Le Sénat abondait et rappelait les quatre pistes de refondation qui étaient pourtant sur la table du CNR sur le logement : un soutien aux maires bâtisseurs pour débloquer l’attribution des permis de construire. Depuis la suppression de la taxe d’habitation, les maires n’ont plus de recettes fiscales dynamiques leur garantissant une augmentation de leurs ressources en lien avec la croissance de la population et les constructions nouvelles. Une deuxième piste est la suppression ou tout du moins l’allègement de la réduction de loyer de solidarité qui pèse 1,3 milliard d’euros sur les capacités d’investissement des bailleurs sociaux auxquels le Gouvernement promet en revanche l’allongement de leur dette et une réduction temporaire de leur propre contribution au financement du logement social. La troisième est certainement le soutien à l’investissement locatif. La quatrième piste est bien d’agir pour débloquer le parcours résidentiel et plus particulièrement l’accès à la propriété, un « rêve français » légitime. Leur dénier ce droit, c’est les condamner à une forme de déclassement. Le Gouvernement n’agit qu’à la marge sur les conditions d’examen des crédits immobiliers ou le zonage du prêt à taux zéro et ne règle pas les nouvelles hésitations des Français à investir dans leur propre logement.

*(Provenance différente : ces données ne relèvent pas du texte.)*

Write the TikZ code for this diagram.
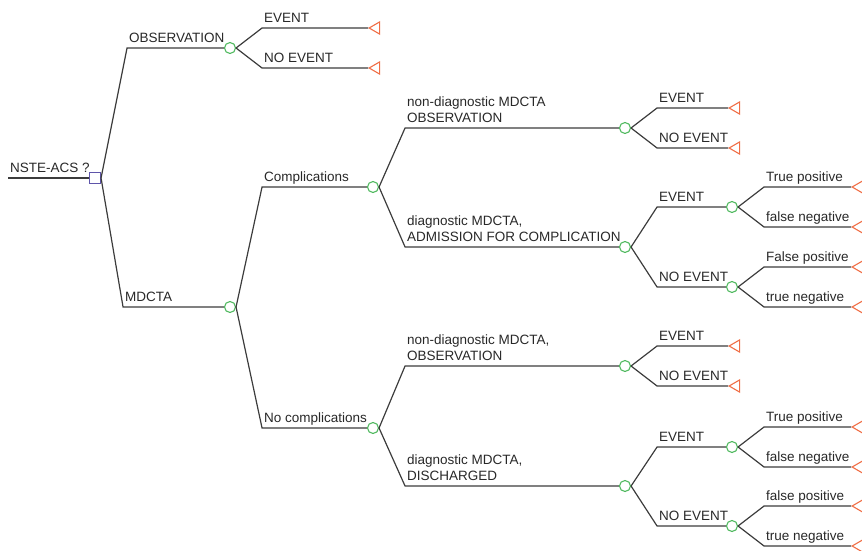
\documentclass[tikz,border=0pt]{standalone}
\usepackage{fontspec}
\setmainfont{Liberation Sans}
\usetikzlibrary{calc,shapes.geometric}
\definecolor{linegray}{RGB}{60,60,60}
\definecolor{textgray}{RGB}{40,40,40}
\definecolor{chancegreen}{RGB}{80,185,95}
\definecolor{decisionblue}{RGB}{95,85,170}
\definecolor{leaforange}{RGB}{240,110,70}
\tikzset{
  edge/.style={draw=linegray,line width=1.2pt},
  chance/.style={circle,draw=chancegreen,line width=1.1pt,minimum size=11pt,inner sep=0pt},
  decision/.style={rectangle,draw=decisionblue,line width=1.1pt,minimum size=11pt,inner sep=0pt},
  leaf/.style={regular polygon,regular polygon sides=3,shape border rotate=90,draw=leaforange,line width=1.1pt,minimum size=14pt,inner sep=0pt,anchor=west},
  lbl/.style={anchor=south west,inner sep=0pt,text depth=0pt,xshift=1.5pt,yshift=5pt,align=left,text=textgray,font=\fontsize{13.5}{16}\selectfont}
}
\newcommand{\branch}[4][26]{%
  \draw[edge] let \p1=(#2.east), \p2=(#3.west) in (\p1) -- (\x1+#1pt,\y2) node[lbl]{#4} -- (\p2);
}

\begin{document}
\begin{tikzpicture}[x=1pt,y=-1pt]
	\useasboundingbox (0,0) rectangle (862,551);

	% decision and chance nodes
	\coordinate (origin) at (8,178);
	\node[decision] (nste) at (95,178) {};
	\node[chance] (obs) at (230,48) {};
	\node[chance] (mdcta) at (230,307) {};
	\node[chance] (compl) at (373,187) {};
	\node[chance] (nocompl) at (373,428) {};
	\node[chance] (cnondiag) at (625,128) {};
	\node[chance] (cdiag) at (625,247) {};
	\node[chance] (nnondiag) at (625,366) {};
	\node[chance] (ndiag) at (625,486) {};
	\node[chance] (cdiagev) at (732,207) {};
	\node[chance] (cdiagnoev) at (732,287) {};
	\node[chance] (ndiagev) at (732,447) {};
	\node[chance] (ndiagnoev) at (732,526) {};

	% terminal nodes
	\foreach \Name/\X/\Y in {obsev/368/28,obsnoev/368/68,
	    cnondiagev/728/108,cnondiagnoev/728/148,nnondiagev/728/346,nnondiagnoev/728/386,
	    cdiagevtp/851/187,cdiagevfn/851/227,cdiagnoevfp/851/267,cdiagnoevtn/851/307,
	    ndiagevtp/851/427,ndiagevfn/851/467,ndiagnoevfp/851/506,ndiagnoevtn/851/546} {
		\node[leaf] (\Name) at (\X,\Y) {};
	}

	% branches
	\draw[edge] (origin) node[lbl,xshift=0pt]{NSTE-ACS ?} -- (nste.west);
	\branch{nste}{obs}{OBSERVATION}
	\branch[22]{nste}{mdcta}{MDCTA}
	\branch{mdcta}{compl}{Complications}
	\branch{mdcta}{nocompl}{No complications}
	\branch{compl}{cnondiag}{non-diagnostic MDCTA\\OBSERVATION}
	\branch{compl}{cdiag}{diagnostic MDCTA,\\ADMISSION FOR COMPLICATION}
	\branch{nocompl}{nnondiag}{non-diagnostic MDCTA,\\OBSERVATION}
	\branch{nocompl}{ndiag}{diagnostic MDCTA,\\DISCHARGED}
	\foreach \Parent in {obs,cnondiag,nnondiag} {
		\branch{\Parent}{\Parent ev}{EVENT}
		\branch{\Parent}{\Parent noev}{NO EVENT}
	}
	\foreach \Parent in {cdiag,ndiag} {
		\branch{\Parent}{\Parent ev}{EVENT}
		\branch{\Parent}{\Parent noev}{NO EVENT}
		\branch{\Parent ev}{\Parent evtp}{True positive}
		\branch{\Parent ev}{\Parent evfn}{false negative}
		\branch{\Parent noev}{\Parent noevtn}{true negative}
	}
	\branch{cdiagnoev}{cdiagnoevfp}{False positive}
	\branch{ndiagnoev}{ndiagnoevfp}{false positive}
\end{tikzpicture}
\end{document}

Selon une étude de de l’ANIL, la Fédération nationale des agences d’urbanisme (FNAU) et l’observatoire des loyers : « sur les 30,2 millions de résidence principales, 58% sont occupées par leurs propriétaires et 40% par des locataires, soit 12,1 millions de logements locatifs, le parc locatif social totalisant 5,1 millions de logements, soit 17% de l’ensemble des résidences principales et le parc locatif privé, 7 millions, soit 23% de l’ensemble des résidences principales » L’écart se creuse entre le nombre de logements dont la construction a été autorisée, 483 000 en 2022, et le nombre de logements effectivement mis en chantier, 370 800 cette même année 2022. Et ce décrochage concerne autant le parc privé que le parc social. Dans le même temps, seuls 121 875 logements neufs ont été vendus en 2022. Et l’on comprend encore mieux l’ampleur du problème lorsque l’on sait que pour loger les Français, 500 000 logements devraient sortir de terre chaque année.

Les explications de la crise sont multiples mais désormais bien connues : renchérissement du coût de la construction lié à l’augmentation du coût des matières premières, manque de main d’œuvre, et exigences de la REE2020 ; hausse du prix du foncier qu’implique la prise en compte du Zéro Artificialisation Nette (ZAN) des sols. Dans le même temps, pour lutter contre les passoires thermiques, bien au-delà des exigences européennes, la France a instauré un Diagnostic de performance énergétique (DP) assorti, le cas échéant, d’impossibilité de conserver le logement dans le parc locatif en l’absence de coûteux travaux. Ces DE font peser une véritable menace sur le parc locatif, privé comme social. Le nombre de logements vacants risque d’exploser et les loyers, de monter en flèche.